Saturday, March 28, 2020
The Churches are Closed; The Pot Stores are Open. Hallelujah?
Yesterday was a beautiful day in generally empty West Hollywood, California. I had a couple of necessary errands to do, permissible and possible in accord with the quarantine, and I decided to walk the approximately 1.3 miles each way. One errand was to pick up a few groceries at Gelson's. Having done so, I began my walk back to my apartment, a bit over laden as it turned out, such that my journey required a couple of breaks along the way. I found a ledge by a storefront upon which I could perch. As I did I noticed a line of about five or six people in front of me. And pretty quickly after I sat down on the ledge, several people stood in that line until the line had reached me and another several people stood behind me, supposing I was also waiting.
I got up and walked a bit further on, having realized that the wait was for the local pot store. The traffic on the sidewalk superseded, as you can see, the traffic on the empty road.
Ah incongruity! Or not, depending on what one considers and "essential" service to which the consumer may go and upon whom he or she may depend. The Churches in Los Angeles are closed, shuttered, kaput, at least for the future that could be anywhere from April 12 (the Easter that Mr. Trump made a goal to roars of knowing laughter) to September depending on which expert is correct about the run of the Coronavirus. Happily, there are online and other streaming type methods by which the faithful can be in spiritual communion. For the Catholic, the Eucharist, which is called the "Source and Summit" of our faith, is. . . unavailable. Good reasons abound.
But in the balancing of interests, is the sale of pot (or alcohol, which I admit to having purchased during this siege), properly, logically, called an "essential service"?To be fair, it is the Archdiocese that closed our Church because of its response to the concerns about public health. And it is the secular government that has decided the pot stores are essential notwithstanding the public health emergency.
But these moments of cognitive dissonance make it hard to trust any authority. It makes it hard to know what is true in all of the pronouncements being lobbed at us figuratively like rockets from Gaza into Israel.
Speaking of the secular end of things. When I was walking into the Gelson's parking lot to purchase my three bags full in order to stand on the happily not very long line to enter the store, I noticed a homeless woman meandering toward the same line. As she walked, she coughed, heartily. She did join the line, and she was not observing the six feet rule. She departed quickly, and did not cough in the brief time she was there.
I have noted in an internet search, at least according to the Los Angeles Times, that California cannot agree on a strategy regarding the many homeless who are still on the streets in this time of pandemic.

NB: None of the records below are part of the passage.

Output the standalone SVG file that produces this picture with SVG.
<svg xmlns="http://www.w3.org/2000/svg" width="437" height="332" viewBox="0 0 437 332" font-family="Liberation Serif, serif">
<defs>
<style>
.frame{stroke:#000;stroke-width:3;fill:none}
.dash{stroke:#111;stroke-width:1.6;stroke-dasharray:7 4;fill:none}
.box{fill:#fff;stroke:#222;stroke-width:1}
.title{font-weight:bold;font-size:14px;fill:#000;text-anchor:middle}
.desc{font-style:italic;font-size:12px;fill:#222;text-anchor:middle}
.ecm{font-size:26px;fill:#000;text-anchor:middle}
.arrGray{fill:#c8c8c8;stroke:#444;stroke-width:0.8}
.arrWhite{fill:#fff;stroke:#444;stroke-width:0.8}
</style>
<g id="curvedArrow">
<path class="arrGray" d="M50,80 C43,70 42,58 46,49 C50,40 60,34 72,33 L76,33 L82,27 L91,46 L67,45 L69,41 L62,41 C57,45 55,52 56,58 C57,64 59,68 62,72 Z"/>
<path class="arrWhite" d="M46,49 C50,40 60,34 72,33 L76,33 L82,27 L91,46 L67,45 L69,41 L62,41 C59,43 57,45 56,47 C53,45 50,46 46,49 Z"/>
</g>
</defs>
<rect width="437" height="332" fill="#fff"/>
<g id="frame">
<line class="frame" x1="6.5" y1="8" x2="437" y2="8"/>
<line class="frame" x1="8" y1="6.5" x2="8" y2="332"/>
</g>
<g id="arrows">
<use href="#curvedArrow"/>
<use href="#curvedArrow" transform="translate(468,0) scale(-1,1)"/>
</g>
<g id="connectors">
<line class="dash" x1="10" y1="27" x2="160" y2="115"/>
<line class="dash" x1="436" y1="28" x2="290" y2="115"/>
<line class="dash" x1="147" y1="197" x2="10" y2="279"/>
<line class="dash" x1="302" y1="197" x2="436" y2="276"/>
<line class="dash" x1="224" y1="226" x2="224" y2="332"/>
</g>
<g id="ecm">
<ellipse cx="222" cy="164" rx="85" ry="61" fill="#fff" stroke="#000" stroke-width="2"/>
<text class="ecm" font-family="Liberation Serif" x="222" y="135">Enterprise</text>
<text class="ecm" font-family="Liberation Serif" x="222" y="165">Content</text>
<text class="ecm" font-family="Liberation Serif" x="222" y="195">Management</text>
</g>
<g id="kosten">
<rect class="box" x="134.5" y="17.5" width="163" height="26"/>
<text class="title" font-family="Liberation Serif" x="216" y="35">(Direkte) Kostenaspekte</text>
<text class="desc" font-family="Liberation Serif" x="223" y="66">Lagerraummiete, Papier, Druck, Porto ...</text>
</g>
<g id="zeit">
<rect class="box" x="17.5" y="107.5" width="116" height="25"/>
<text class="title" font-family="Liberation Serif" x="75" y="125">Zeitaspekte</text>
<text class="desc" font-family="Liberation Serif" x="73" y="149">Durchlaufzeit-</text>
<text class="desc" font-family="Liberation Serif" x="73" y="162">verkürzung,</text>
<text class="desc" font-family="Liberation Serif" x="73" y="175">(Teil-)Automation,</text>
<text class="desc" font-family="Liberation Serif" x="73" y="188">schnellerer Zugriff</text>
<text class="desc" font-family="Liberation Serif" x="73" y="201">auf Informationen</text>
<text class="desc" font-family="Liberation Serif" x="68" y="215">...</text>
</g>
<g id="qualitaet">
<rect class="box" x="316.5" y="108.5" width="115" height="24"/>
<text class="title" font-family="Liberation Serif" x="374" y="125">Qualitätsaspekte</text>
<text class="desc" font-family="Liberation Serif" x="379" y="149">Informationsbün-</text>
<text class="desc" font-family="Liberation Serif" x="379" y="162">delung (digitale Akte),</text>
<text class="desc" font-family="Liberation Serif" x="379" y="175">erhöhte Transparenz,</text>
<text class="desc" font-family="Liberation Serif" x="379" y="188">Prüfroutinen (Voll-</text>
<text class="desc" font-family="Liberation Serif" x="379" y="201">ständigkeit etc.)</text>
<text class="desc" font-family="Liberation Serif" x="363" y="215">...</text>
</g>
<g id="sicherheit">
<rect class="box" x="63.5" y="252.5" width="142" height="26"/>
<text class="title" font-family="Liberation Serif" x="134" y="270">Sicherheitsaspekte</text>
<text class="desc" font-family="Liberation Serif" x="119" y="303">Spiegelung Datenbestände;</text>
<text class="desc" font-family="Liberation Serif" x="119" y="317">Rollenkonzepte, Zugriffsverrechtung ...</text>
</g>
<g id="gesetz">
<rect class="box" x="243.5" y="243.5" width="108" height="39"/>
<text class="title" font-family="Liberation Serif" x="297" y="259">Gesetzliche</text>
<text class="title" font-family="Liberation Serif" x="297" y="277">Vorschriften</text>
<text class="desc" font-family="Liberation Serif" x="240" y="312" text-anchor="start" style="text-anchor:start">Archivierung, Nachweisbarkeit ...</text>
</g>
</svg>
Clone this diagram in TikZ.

Today I read that while some experts are recommending that those who are healthy ought not wear protective masks; others are saying with equal authority that they should.
Maybe it's time for me to get back on that line. You won't believe it, but I have never tried the stuff. Except, of course, the second hand kind, which wafts when I walk and even when I am in my little condo, from one or more apartments below.